Scientists at the Max Planck Institute for Human Cognitive and Brain Sciences (MPI CBS) in Leipzig and the Uppsala University, Sweden, recently made a crucial observation: Even in infants a stress reaction is evoked when they see a spider or a snake. And this already at the age of six months, when they are still very immobile and have had little opportunity to learn that these animals can be dangerous.

“When we showed pictures of a snake or a spider to the babies instead of a flower or a fish of the same size and colour, they reacted with significantly bigger pupils”, says Stefanie Hoehl, lead investigator of the underlying study and neuroscientist at MPI CBS and the University of Vienna. “In constant light conditions this change in size of the pupils is an important signal for the activation of the noradrenergic system in the brain, which is responsible for stress reactions. Accordingly, even the youngest babies seem to be stressed by these groups of animals.”
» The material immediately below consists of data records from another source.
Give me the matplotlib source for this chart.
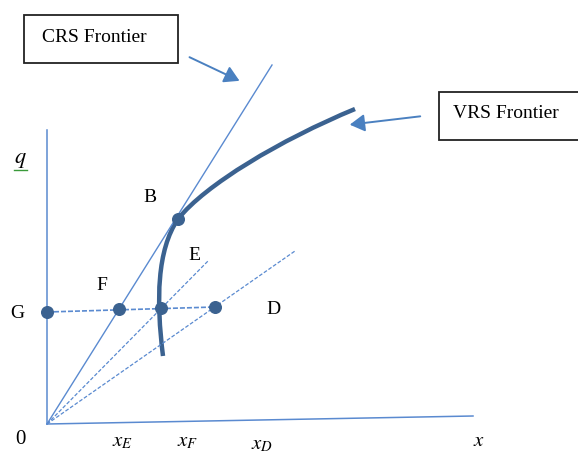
import matplotlib
matplotlib.use("Agg")
import matplotlib.pyplot as plt
from matplotlib.patches import Rectangle, FancyArrowPatch, PathPatch
from matplotlib.path import Path

plt.rcParams['font.family'] = ['Liberation Serif', 'DejaVu Serif']
plt.rcParams['mathtext.fontset'] = 'stix'

# Diagram coordinates (canvas units, y grows downward)
origin = (47, 424)
y_axis_top = (47, 130)
x_axis_end = (473, 416)
crs_end = (272, 65)
ray_e_end = (209, 260)
ray_d_end = (295, 251)

# VRS frontier as two cubic Bezier segments (start, ctrl, ctrl, B, ctrl, ctrl, end)
vrs_x = [163, 156, 157, 178, 205, 280, 355]
vrs_y = [356, 300, 250, 219, 185, 140, 109]

dot_labels = ['G', 'F', 'mid', 'D', 'B']
dot_x = [47, 119, 161, 215, 178]
dot_y = [312, 309, 308, 307, 219]

point_names = ['B', 'E', 'F', 'D', 'G']
point_x = [150, 194, 102, 273, 17]
point_y = [198, 256, 286, 310, 313]

tick_labels = ['0', r'$x_E$', r'$x_F$', r'$x_D$', r'$x$']
tick_x = [20, 123, 188, 262, 479]
tick_y = [440, 442, 442, 445, 441]

thin = '#5a8ad0'
dark = '#3b6290'

fig = plt.figure(figsize=(5.78, 4.55), dpi=100)
ax = fig.add_axes([0, 0, 1, 1])
ax.set_xlim(0, 578)
ax.set_ylim(455, 0)
ax.axis('off')

# axes
ax.plot([origin[0], y_axis_top[0]], [origin[1], y_axis_top[1]], color=thin, lw=1.1)
ax.plot([origin[0], x_axis_end[0]], [origin[1], x_axis_end[1]], color=thin, lw=1.1)

# CRS frontier
ax.plot([origin[0], crs_end[0]], [origin[1], crs_end[1]], color=thin, lw=1.0)

# dashed rays
ax.plot([origin[0], ray_e_end[0]], [origin[1], ray_e_end[1]], color=thin, lw=0.9, ls=(0, (3, 1.5)))
ax.plot([origin[0], ray_d_end[0]], [origin[1], ray_d_end[1]], color=thin, lw=0.9, ls=(0, (3, 1.5)))

# horizontal dashed line G -> D
ax.plot([dot_x[0], dot_x[3]], [dot_y[0], dot_y[3]], color=thin, lw=1.2, ls=(0, (3, 1.2)))

# VRS frontier
codes = [Path.MOVETO, Path.CURVE4, Path.CURVE4, Path.CURVE4, Path.CURVE4, Path.CURVE4, Path.CURVE4]
vrs_path = Path(list(zip(vrs_x, vrs_y)), codes)
ax.add_patch(PathPatch(vrs_path, fill=False, ec=dark, lw=3.2, capstyle='butt', joinstyle='round'))

# dots
ax.scatter(dot_x, dot_y, s=70, color=dark, zorder=5)

# point labels
for n, x, y in zip(point_names, point_x, point_y):
    ax.text(x, y, n, fontsize=14, ha='center', va='center', color='black')

for t, x, y in zip(tick_labels, tick_x, tick_y):
    ax.text(x, y, t, fontsize=15, ha='center', va='center', color='black')

ax.text(20, 160, r'$q$', fontsize=16, ha='center', va='center', color='black')
ax.plot([14, 27], [170, 170], color='#3a9a3a', lw=1.0)

# boxes
ax.add_patch(Rectangle((24, 15), 154, 48, fill=False, ec='#222222', lw=1.3))
ax.text(94, 38, 'CRS Frontier', fontsize=14, ha='center', va='center')
ax.add_patch(Rectangle((439, 92), 140, 48, fill=False, ec='#222222', lw=1.3, clip_on=False))
ax.text(506, 113, 'VRS Frontier', fontsize=14, ha='center', va='center')

# arrows
ax.add_patch(FancyArrowPatch((187, 56), (242, 82), arrowstyle='-|>,head_length=6,head_width=3.5',
                             color='#4a80c0', lw=1.4, mutation_scale=1.5))
ax.add_patch(FancyArrowPatch((423, 116), (347, 125), arrowstyle='-|>,head_length=6,head_width=3.5',
                             color='#4a80c0', lw=1.4, mutation_scale=1.5))

fig.savefig('out.png', dpi=100)
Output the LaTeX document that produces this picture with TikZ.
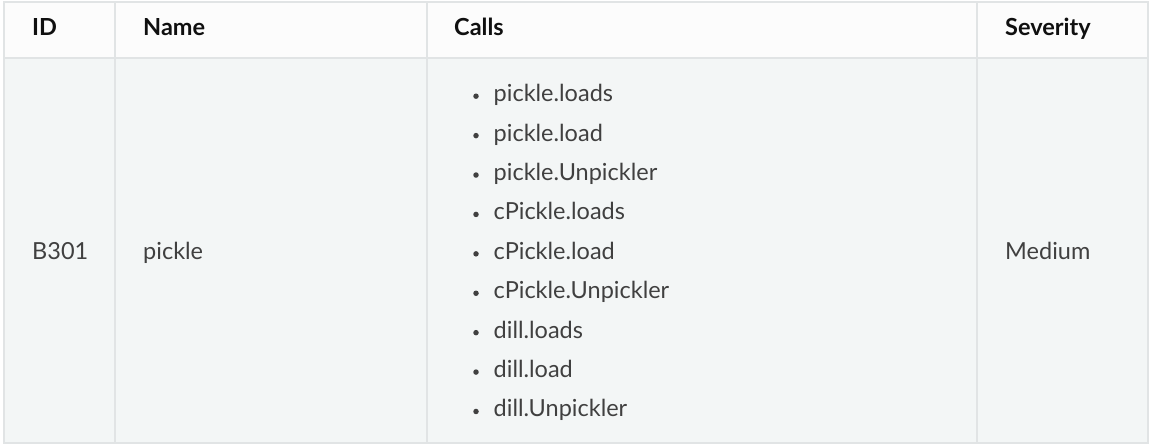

“We conclude that fear of snakes and spiders is of evolutionary origin. Similar to primates, mechanisms in our brains enable us to identify objects as ‘spider’ or 'snake’ and to react to them very fast. This obviously inherited stress reaction in turn predisposes us to learn these animals as dangerous or disgusting. When this accompanies further factors it can develop into a real fear or even phobia. "A strong panicky aversion exhibited by the parents or a genetic predisposition for a hyperactive amygdala, which is important for estimating hazards, can mean that increased attention towards these creatures becomes an anxiety disorder.”

Interestingly, it is known from other studies that babies do not associate pictures of rhinos, bears or other theoretically dangerous animals with fear. “We assume that the reason for this particular reaction upon seeing spiders and snakes is due to the coexistence of these potentially dangerous animals with humans and their ancestors for more than 40 to 60 million years—and therefore much longer than with today’s dangerous mammals. The reaction which is induced by animal groups feared from birth could have been embedded in the brain for an evolutionarily long time.

For modern risks such as knives, syringes or sockets, presumably the same is true. From an evolutionary perspective they have only existed for a short time, and there has been no time to establish reaction mechanisms in the brain from birth. "Parents know just how difficult it is to teach their children about everyday risks such as not poking their fingers into a socket”, Hoehl adds with a smile.